— begin ENTRIES SUPPLIED —

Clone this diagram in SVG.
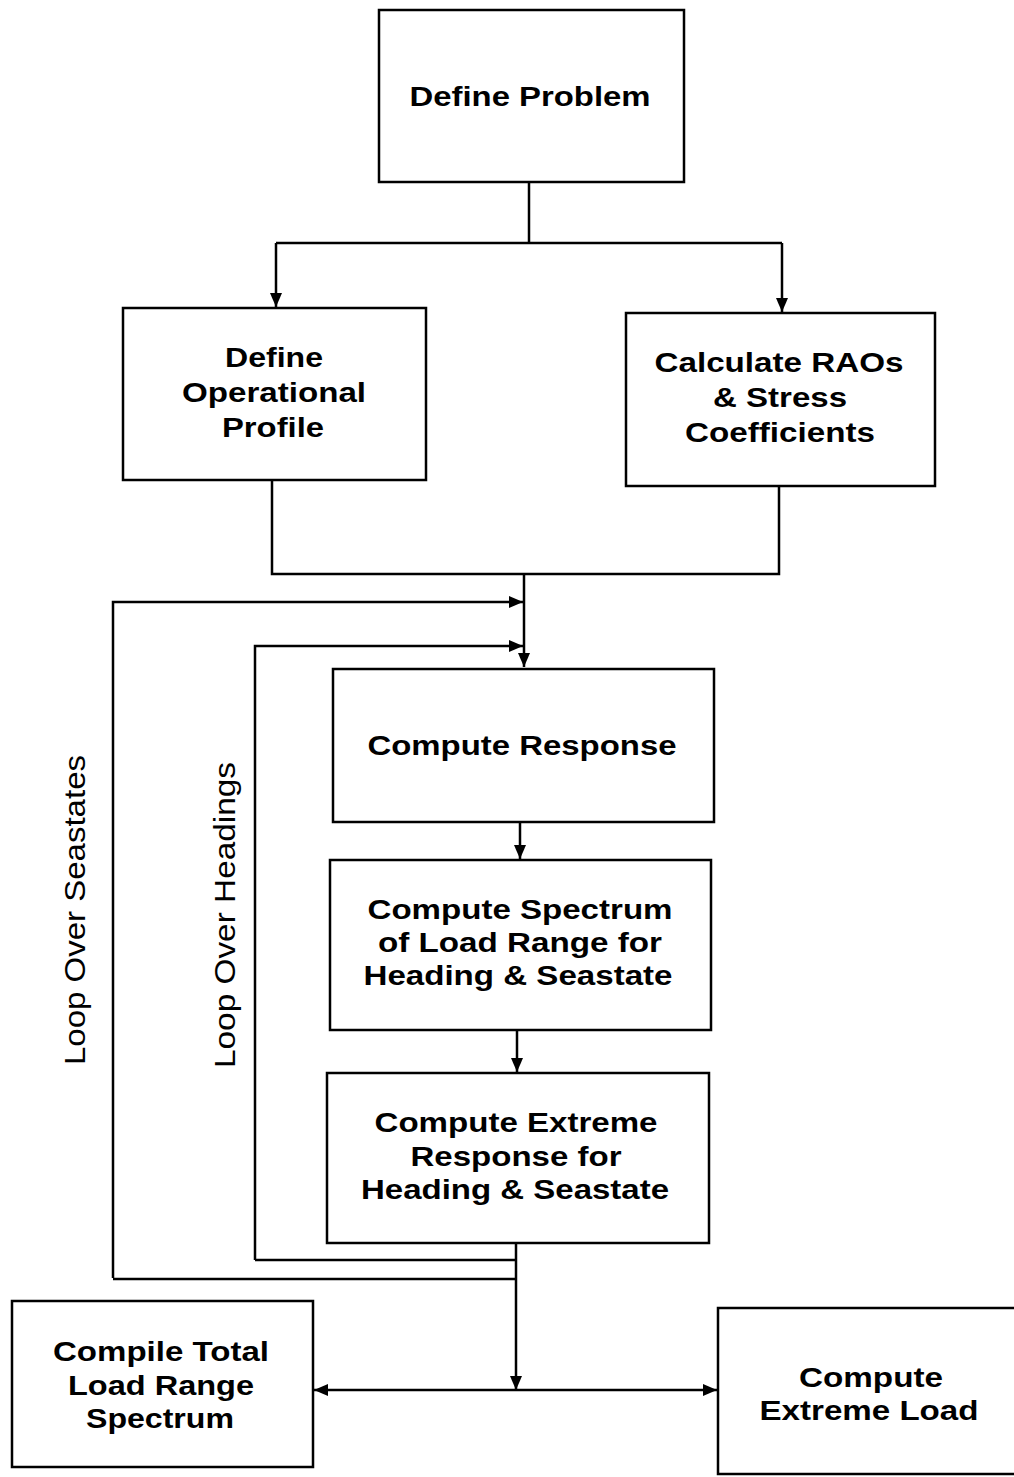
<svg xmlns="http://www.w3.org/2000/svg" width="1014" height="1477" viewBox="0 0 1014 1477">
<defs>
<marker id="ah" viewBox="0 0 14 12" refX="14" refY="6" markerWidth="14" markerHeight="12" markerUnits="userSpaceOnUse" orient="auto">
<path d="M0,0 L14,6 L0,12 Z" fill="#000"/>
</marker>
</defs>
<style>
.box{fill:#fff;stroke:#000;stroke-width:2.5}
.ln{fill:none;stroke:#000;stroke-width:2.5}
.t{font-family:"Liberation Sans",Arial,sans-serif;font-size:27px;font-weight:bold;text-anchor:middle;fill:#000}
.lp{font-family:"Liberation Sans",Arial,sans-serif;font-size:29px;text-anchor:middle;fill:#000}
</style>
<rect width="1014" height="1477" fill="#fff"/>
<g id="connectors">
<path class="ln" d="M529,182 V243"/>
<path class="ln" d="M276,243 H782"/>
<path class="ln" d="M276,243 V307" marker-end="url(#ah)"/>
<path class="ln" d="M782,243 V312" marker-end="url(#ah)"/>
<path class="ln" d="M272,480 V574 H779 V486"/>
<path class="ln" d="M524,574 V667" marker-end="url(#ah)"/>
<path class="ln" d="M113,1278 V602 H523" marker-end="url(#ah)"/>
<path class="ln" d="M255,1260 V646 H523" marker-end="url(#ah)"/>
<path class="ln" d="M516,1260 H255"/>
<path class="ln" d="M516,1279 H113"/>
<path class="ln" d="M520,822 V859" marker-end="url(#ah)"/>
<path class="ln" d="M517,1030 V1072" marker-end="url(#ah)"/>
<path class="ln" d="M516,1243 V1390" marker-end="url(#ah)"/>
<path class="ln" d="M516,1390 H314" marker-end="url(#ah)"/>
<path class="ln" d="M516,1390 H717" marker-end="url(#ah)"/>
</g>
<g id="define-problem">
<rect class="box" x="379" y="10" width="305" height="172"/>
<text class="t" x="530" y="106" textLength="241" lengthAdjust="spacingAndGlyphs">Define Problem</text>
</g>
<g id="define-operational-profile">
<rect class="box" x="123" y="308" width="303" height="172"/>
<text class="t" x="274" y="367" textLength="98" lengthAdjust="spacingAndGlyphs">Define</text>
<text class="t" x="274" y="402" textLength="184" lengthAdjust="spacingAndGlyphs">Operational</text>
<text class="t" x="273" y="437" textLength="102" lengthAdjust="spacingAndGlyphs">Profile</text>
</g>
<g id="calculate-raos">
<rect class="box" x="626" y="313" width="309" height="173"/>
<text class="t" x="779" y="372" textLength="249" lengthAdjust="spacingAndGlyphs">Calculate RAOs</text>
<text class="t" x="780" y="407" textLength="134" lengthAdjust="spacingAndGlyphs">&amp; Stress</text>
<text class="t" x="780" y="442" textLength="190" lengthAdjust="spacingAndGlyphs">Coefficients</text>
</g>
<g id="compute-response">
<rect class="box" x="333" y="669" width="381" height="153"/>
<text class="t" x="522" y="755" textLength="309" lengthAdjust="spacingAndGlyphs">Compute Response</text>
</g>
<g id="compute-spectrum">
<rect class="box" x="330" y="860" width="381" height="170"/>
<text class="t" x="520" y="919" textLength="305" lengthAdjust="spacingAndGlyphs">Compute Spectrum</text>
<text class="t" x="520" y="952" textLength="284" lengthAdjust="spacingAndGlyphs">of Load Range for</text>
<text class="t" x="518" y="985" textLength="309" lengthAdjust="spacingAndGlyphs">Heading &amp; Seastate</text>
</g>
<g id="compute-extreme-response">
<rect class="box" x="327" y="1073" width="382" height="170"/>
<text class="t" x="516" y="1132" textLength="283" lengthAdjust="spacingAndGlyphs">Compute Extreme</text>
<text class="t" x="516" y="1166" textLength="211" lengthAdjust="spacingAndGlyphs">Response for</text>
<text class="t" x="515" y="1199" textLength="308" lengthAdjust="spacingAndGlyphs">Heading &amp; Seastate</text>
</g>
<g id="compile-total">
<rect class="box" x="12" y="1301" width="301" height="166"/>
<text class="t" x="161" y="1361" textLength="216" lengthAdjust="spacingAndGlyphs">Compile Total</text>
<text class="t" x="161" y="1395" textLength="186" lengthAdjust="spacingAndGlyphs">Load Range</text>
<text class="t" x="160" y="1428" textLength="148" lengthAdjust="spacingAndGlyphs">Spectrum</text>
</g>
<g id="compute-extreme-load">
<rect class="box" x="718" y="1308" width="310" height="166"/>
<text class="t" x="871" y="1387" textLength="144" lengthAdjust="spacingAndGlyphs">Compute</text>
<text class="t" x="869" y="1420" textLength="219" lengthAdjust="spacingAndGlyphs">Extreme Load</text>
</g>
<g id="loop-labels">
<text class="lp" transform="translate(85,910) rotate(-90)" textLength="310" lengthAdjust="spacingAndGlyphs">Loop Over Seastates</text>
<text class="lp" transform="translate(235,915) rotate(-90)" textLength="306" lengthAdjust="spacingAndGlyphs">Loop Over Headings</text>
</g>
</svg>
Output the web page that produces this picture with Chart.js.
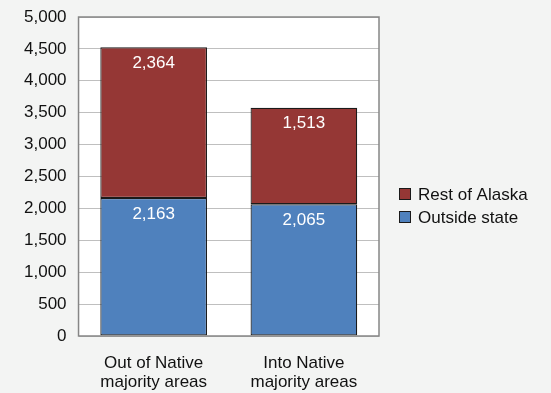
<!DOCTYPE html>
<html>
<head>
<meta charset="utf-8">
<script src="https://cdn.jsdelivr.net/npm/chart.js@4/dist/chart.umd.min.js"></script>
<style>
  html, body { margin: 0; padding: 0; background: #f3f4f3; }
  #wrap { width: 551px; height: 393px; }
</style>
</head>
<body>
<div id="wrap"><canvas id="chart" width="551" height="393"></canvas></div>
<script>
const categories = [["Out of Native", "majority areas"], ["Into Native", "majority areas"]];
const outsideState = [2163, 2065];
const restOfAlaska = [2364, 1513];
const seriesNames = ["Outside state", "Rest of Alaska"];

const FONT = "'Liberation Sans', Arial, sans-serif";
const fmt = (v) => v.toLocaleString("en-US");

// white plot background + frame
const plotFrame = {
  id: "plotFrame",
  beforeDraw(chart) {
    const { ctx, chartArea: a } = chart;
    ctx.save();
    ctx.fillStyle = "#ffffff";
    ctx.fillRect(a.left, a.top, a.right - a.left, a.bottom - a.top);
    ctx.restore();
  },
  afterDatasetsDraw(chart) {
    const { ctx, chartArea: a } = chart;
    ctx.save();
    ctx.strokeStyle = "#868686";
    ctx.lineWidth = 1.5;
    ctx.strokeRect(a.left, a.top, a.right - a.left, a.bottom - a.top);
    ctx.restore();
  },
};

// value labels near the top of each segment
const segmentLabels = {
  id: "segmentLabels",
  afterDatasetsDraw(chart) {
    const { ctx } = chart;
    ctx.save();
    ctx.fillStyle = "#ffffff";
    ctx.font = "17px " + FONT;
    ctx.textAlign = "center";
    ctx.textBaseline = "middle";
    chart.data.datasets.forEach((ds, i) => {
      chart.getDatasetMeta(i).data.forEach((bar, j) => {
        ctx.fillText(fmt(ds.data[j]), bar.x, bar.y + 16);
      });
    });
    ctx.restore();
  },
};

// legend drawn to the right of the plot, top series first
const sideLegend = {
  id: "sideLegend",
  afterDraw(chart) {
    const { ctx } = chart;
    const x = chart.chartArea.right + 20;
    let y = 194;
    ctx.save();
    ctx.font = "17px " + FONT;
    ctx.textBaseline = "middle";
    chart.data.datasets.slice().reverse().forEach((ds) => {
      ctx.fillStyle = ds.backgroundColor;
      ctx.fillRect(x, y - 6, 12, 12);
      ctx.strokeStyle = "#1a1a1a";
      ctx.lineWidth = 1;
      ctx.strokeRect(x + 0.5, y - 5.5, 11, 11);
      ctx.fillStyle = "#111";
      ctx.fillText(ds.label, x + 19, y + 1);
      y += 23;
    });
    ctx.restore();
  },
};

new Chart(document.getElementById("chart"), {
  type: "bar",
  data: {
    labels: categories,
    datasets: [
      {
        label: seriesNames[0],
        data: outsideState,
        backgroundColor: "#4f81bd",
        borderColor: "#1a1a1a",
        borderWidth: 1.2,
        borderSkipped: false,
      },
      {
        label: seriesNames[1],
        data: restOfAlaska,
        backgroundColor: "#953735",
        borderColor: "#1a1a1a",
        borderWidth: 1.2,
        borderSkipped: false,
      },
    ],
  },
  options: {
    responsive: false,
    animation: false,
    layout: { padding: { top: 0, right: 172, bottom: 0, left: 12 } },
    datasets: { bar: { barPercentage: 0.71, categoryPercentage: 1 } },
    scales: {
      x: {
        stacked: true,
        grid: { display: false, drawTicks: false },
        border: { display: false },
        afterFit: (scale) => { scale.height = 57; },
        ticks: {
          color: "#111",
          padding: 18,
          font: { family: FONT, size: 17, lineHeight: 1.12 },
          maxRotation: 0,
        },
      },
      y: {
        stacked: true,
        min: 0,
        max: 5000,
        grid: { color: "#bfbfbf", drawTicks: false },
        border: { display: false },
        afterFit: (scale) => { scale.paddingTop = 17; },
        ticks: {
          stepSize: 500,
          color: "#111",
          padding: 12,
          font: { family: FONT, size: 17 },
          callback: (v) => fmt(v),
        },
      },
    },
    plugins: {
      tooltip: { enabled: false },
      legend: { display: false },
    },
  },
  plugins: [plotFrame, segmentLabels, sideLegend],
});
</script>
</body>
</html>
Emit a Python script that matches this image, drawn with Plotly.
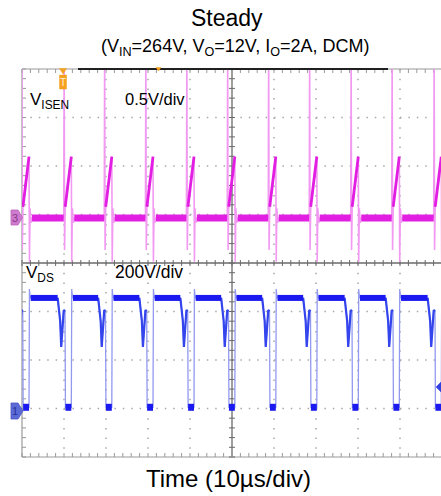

— end ENTRIES SUPPLIED —

DIRECTIONS: Extract every line that has the string "script" in it.

WRITTEN REPLY:
<script src="https://cdn.jsdelivr.net/npm/chart.js@4/dist/chart.umd.min.js"></script>
<script>
</script>
Emit a Python script that matches this image, drawn with Plotly.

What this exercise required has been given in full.